Did you see that? Savor it, because it's not going to happen again.
I'm sure you're all saying to yourselves, "Self, did she say CH was right? Because I just don't see how that's possible."
Well, BELIEVE ME, I understand your confusion. How did this happen? How did I sink so far? Let's get in the Way Back Machine to yesterday, when it was MOTHER'S DAY, and therefore all about me. I was doing a little Hitler-esque directing of gardening activities, because it was my day and I could make everyone tap dance to Candyman while wearing bear costumes if I damn well pleased, but I didn't. I made the children rip out five errant thorn bushes in the front yard, because as much as they whined and pleaded, what child doesn't secretly love shoveling out thorn bushes? Right? Schnell, schnell! Diggest sie bushes, mein Leibchen!
It was a little sunny out, and I was sweating right through my tank top and ripped up short jean shorts from college (Your shorts, Denato, the ones that got you kicked out of that bar in Florida), and I decided to leave the minions and shop for flowers at Home Depot for the children to plant. While there, I did a naughty and bought one ice-cold Diet Coke.
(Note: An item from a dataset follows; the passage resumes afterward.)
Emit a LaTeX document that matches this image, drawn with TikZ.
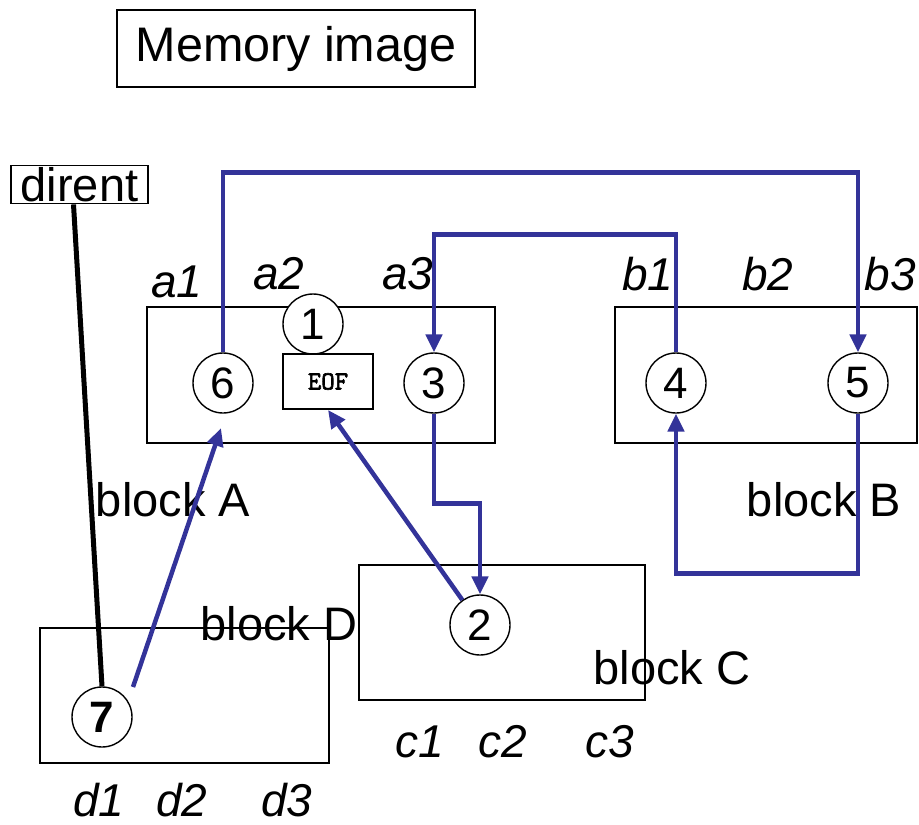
\documentclass[tikz,border=0pt]{standalone}
\usepackage{fontspec}
\setmainfont{Liberation Sans}
\newfontfamily\eoffont[FakeBold=2.5]{Latin Modern Mono}
\usetikzlibrary{arrows.meta}
\definecolor{lnk}{RGB}{51,51,153}
\tikzset{
  blk/.style={draw=black, line width=1.4pt, minimum width=#1, inner sep=0pt, rectangle},
  num/.style={circle, draw=black, line width=1.4pt, fill=white, minimum size=60pt, inner sep=0pt, font=\fontsize{44}{48}\selectfont},
  lbl/.style={inner sep=0pt, font=\fontsize{47}{50}\selectfont},
  ilbl/.style={inner sep=0pt, font=\fontsize{46}{50}\selectfont\itshape},
  lnkarrow/.style={draw=lnk, line width=4.5pt, -{Triangle[length=18pt,width=16pt]}},
}
\begin{document}
\begin{tikzpicture}[x=1pt,y=-1pt]
\useasboundingbox (0,0) rectangle (919,825);
% boxes
\node[blk=358pt, minimum height=77pt, line width=1.8pt, lbl, font=\fontsize{48.5}{52}\selectfont] (mem) at (296,48.5) {Memory image};
\node[blk=137pt, minimum height=38pt, line width=1.8pt, lbl] (dirent) at (79.5,184.5) {dirent};
\node[blk=348pt, minimum height=136pt] (bA) at (321,375) {};
\node[blk=302pt, minimum height=136pt] (bB) at (766,375) {};
\node[blk=286pt, minimum height=135pt] (bC) at (502,632.5) {};
\node[blk=289pt, minimum height=135pt] (bD) at (184.5,695.5) {};
% labels
\node[lbl] (lA) at (173,500) {block A};
\node[lbl] (lB) at (824,500) {block B};
\node[lbl] (lD) at (279,624) {block D};
\node[lbl] (lC) at (672,668) {block C};
\node[ilbl] (a1) at (177,282) {a1};
\node[ilbl] (a2) at (279,274) {a2};
\node[ilbl] (a3) at (408,274) {a3};
\node[ilbl] (b1) at (648,274) {b1};
\node[ilbl] (b2) at (768,274) {b2};
\node[ilbl] (b3) at (890,274) {b3};
\node[ilbl] (c1) at (420,742) {c1};
\node[ilbl] (c2) at (503,742) {c2};
\node[ilbl] (c3) at (610,742) {c3};
\node[ilbl] (d1) at (99,800) {d1};
\node[ilbl] (d2) at (182,800) {d2};
\node[ilbl] (d3) at (287,800) {d3};
% circles
\node[num] (c1n) at (313,324) {1};
\node[num] (c6) at (223,383) {6};
\node[num] (c3) at (434,383) {3};
\node[num] (c4) at (676,383) {4};
\node[num] (c5) at (858,383) {5};
\node[num] (c2) at (480,625) {2};
\node[num, font=\fontsize{44}{48}\selectfont\bfseries] (c7) at (102,717) {7};
\node[draw=black, line width=1.8pt, fill=white, minimum width=90pt, minimum height=55pt, inner sep=0pt, font=\eoffont\fontsize{26}{28}\selectfont] (eof) at (328,381.5) {EOF};
% connectors
\draw[lnkarrow] (c6.north) -- ++(0,-180) -| (c5.north);
\draw[lnkarrow] (c4.north) -- ++(0,-118) -| (c3.north);
\draw[lnkarrow] (c3.south) -- ++(0,90) -| (c2.north);
\draw[lnkarrow] (c5.south) -- ++(0,160) -| (c4.south);
\draw[lnkarrow] (c2) -- (eof.south);
\coordinate (s7) at (133,687);
\coordinate (t6) at (221,428);
\draw[lnkarrow] (s7) -- (t6);
\draw[line width=5pt, black] ([xshift=-6pt]dirent.south) -- (c7.north);
\end{tikzpicture}
\end{document}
Poison! It's poison, I tell you!
Beautiful, delicious poison.
So I drink a little - only my second sip in SIX EFFING WEEKS - and CH rides my ass about it when I get home.
CH: "You didn't."
ME: "I did."
CH: "You were so good! Don't do it!"
ME: "Oh quit being such a ninny! I used to drink two cans a day, one little sip won't hurt me."
CH: "Yes it will."
ME: "It's Mother's Day, and I'll drink it if I want to drink it."
CH: "You're going to hate yourself."
ME: "I don't have a problem, I can quit whenever I want."
And I took a big drink just to show him I could. He shook his head sadly and walked away. I was fine. I conquered this. I can have a little bit, but I'm not a slave to Diet Coke. Diet Coke doesn't own me, I own IT!
Until today. When I started having the terrible gas and the digestive turbulence again. But CH didn't need to know about that. Until we were in the dining room and one of the kids walked by and said, "EWW, who smells? Is that you, George?"
"Own up, bitch, I'm not taking the heat for your stank."
Grr. "Yes, it's George." CH looked up from his computer with a smug look on his face. "I told you," he said softly. But not so softly that I couldn't hear it. Or that he wouldn't pay.
Not much later, while he was laughing at innapropriate things on It's Always Sunny in Philadelphia, I had a bad moment in the bathroom. It happened as I was starting Sarah Silverman's book, "The Bedwetter".
Oddly enough, I was reading the foreword, where she says that you are probably reading this book while pooping, but that she appreciates you sharing your most intimate and vulnerable moment with her, and that if you take the book one poop at a time, you'll get through it.
CH is in the bedroom, yelling, "I can smell that! It's the Diet Coke, you know." Mother.Effer. Does he have to rub it in? So I flush, but the memory of my moment is still there. So I take a notecard and write "I love you" and tape it to the seat. But then he goes in and doesn't see the notecard, and sits on it, and then it falls into the toilet.
"JULIE! DID YOU PUT A NOTE IN HERE?!?"
"Um, no. George must've done it."
"Seriously? Must I get blamed for everything?
There'd better be a treat in this for me."
The joke was on me, as I had to use two bobby pins to fish it out (which I did throw away, Mandatory Reporters). I'm glad we could share this moment together, Wifers. It's like you were with me the whole time. I blame the Coca-Cola company. Their poisonous chemicals make me so crazy that I overshare.
I hate it that he was right. Mondays.